Last year $63.8 billion was raised across 77 funds. This compares with $98.8 billion across 63 funds in 2020 and $32.7 billion across 44 funds in 2019.

Funds represented in this year’s haul include Coller Capital’s $9 billion Coller International Partners VIII, LGT Capital Partners’ $4.5 billion Crown Global Secondaries V, and Hamilton Lane’s $3.9 billion Hamilton Lane Secondary Fund V. Coller is in the market now with its first credit secondaries fund and Hamilton Lane is already back in the market with its sixth flagship secondaries programme.

At first glance, the fundraising total for 2021 seems like a significant fall off from the year before. However, were it not for the presence of two mammoth funds in 2020, the numbers would be similar. Ardian’s ASF VIII programme and Lexington PartnersLexington Capital Partners IX accounted for $33 billion of capital raised that year. With new monster funds in the works from Lexington, Blackstone and others, next year already has a head start.

The success of these mammoths, their absence felt so clearly when they are not pitching in with fund closes, belies the fact that the middle and bottom end of the market – including other asset classes, such as infrastructure, credit and venture capital – are growing.

Seventy-seven is the most secondaries funds ever to close in a single year. The last time more than 70 funds closed in one year was 2017, when 71 did so. Of the funds that closed in 2021, more than two-thirds, 67 percent, raised less than $1 billion.
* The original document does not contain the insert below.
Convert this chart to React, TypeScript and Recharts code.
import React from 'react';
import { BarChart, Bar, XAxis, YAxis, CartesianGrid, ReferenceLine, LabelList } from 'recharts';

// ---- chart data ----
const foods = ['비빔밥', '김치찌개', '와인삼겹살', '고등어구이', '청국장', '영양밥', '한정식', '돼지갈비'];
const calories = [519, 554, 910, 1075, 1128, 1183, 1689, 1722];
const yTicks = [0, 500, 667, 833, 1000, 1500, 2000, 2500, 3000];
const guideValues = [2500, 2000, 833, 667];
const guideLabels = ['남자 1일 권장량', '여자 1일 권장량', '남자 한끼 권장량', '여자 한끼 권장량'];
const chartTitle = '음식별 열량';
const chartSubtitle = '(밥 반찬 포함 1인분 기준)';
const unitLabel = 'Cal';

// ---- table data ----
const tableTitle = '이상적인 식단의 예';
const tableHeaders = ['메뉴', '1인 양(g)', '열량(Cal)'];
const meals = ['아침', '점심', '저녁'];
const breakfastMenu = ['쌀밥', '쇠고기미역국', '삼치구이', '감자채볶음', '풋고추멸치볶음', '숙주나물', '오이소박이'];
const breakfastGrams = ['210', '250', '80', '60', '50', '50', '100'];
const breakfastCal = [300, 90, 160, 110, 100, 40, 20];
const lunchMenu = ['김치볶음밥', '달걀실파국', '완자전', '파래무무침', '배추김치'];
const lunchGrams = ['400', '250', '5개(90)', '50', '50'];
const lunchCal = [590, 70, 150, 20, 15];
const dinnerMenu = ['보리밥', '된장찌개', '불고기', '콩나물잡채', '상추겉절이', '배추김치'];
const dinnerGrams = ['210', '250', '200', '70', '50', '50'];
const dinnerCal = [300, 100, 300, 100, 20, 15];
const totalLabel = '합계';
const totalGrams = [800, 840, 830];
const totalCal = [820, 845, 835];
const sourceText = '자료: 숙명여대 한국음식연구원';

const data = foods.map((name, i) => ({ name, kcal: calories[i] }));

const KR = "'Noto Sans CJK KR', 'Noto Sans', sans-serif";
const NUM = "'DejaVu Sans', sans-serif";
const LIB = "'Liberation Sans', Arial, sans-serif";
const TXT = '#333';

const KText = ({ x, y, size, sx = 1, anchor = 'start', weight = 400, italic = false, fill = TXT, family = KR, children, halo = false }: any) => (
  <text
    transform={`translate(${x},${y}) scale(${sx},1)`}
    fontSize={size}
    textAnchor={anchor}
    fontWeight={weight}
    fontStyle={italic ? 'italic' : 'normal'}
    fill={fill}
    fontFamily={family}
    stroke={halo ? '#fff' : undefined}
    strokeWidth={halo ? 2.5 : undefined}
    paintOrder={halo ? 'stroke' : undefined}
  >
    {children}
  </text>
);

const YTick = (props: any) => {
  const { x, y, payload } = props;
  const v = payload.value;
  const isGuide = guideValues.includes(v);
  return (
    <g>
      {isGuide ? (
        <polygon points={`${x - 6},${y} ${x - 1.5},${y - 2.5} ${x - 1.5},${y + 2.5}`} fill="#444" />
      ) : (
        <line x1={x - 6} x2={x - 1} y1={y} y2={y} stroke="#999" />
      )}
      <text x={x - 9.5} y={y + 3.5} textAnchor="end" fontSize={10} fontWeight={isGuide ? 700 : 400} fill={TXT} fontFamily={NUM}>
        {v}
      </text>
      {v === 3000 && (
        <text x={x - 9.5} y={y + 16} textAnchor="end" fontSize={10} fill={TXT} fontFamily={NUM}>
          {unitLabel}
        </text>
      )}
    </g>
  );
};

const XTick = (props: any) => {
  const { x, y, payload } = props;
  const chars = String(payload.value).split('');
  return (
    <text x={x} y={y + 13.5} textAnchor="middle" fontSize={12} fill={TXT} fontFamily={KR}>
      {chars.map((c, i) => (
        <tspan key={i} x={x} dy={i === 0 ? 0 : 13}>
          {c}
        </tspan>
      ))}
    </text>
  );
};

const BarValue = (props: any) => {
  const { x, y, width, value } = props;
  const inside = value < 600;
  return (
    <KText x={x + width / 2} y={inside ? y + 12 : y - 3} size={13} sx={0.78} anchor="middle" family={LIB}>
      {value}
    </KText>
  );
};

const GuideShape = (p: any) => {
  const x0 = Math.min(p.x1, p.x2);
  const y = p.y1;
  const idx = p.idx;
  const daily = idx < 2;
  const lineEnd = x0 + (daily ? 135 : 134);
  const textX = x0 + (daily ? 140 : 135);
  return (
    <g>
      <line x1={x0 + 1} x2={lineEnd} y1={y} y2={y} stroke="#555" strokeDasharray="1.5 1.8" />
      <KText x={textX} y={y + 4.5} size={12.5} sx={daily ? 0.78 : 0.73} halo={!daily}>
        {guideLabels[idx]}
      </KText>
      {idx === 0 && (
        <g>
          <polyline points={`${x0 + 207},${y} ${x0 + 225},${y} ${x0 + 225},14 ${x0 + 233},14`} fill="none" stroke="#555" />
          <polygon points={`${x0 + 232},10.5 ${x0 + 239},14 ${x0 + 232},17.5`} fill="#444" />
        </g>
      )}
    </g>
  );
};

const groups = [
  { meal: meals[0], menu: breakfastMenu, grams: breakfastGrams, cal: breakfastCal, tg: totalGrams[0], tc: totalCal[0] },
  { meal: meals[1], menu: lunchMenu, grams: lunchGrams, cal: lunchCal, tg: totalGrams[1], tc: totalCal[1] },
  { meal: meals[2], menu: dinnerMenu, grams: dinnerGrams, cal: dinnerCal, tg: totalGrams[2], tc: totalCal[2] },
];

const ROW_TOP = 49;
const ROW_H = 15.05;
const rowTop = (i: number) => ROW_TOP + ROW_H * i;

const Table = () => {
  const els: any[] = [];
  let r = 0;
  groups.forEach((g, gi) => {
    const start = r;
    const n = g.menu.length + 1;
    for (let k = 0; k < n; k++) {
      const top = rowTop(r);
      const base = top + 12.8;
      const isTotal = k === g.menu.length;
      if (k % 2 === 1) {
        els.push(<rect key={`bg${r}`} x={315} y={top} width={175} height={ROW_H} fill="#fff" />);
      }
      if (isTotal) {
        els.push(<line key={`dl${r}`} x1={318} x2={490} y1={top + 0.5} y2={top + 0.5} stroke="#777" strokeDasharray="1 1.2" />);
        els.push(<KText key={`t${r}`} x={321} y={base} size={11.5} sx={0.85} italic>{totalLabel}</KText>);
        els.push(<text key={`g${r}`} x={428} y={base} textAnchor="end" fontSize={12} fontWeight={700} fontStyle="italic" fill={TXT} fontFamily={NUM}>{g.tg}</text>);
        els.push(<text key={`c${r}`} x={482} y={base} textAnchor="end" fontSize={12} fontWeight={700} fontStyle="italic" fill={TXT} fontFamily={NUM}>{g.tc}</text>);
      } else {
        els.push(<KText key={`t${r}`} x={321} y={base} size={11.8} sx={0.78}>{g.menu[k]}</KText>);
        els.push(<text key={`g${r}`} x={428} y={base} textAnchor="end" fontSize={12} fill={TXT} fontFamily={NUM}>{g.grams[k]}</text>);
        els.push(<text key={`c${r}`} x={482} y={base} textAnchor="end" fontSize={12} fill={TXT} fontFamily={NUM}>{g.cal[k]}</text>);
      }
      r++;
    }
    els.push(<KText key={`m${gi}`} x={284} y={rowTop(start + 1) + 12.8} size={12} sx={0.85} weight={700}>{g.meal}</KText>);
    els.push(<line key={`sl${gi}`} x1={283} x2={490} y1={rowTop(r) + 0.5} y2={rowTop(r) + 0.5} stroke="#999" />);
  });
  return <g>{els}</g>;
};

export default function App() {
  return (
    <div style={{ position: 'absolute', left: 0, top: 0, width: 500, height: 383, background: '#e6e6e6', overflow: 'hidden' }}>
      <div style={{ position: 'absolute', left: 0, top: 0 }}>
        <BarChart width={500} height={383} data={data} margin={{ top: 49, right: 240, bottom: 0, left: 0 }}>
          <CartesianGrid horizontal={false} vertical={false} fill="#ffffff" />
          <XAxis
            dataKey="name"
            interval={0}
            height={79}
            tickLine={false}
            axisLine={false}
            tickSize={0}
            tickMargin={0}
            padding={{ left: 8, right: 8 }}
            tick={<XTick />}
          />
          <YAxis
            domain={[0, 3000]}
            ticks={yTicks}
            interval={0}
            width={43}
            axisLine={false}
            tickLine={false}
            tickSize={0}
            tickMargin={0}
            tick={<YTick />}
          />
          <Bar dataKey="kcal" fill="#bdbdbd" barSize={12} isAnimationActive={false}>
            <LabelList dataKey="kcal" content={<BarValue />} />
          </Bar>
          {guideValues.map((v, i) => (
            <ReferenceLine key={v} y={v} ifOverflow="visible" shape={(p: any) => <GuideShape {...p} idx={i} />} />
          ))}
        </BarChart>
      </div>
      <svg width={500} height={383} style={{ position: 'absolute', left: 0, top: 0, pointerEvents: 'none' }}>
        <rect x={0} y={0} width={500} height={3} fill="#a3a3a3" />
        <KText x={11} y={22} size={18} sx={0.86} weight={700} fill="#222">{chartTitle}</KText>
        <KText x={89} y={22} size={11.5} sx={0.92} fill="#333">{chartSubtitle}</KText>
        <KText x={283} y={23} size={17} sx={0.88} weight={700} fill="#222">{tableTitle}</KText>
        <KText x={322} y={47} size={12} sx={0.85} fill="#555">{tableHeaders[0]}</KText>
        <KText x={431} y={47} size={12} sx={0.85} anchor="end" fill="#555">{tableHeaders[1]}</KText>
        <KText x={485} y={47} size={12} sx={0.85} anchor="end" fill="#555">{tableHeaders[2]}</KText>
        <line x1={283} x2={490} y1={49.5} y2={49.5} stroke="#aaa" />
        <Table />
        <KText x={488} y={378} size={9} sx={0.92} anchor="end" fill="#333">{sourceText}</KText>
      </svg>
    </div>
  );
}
“The secondary market is investing every dollar it raises very quickly,” said M2O Private Fund Advisors’ head of secondaries Mike Custar. “There’s going to be this constant pressure of ‘do we have enough capital out there?’”

As seen in the numbers, more funds are trying to step into secondaries than ever before and succeeding in doing so. However, as capital remains scarce – the $190 billion of available dry powder is less than two years’ supply – even more players, of all different sizes, will need to step up to keep the show on the road.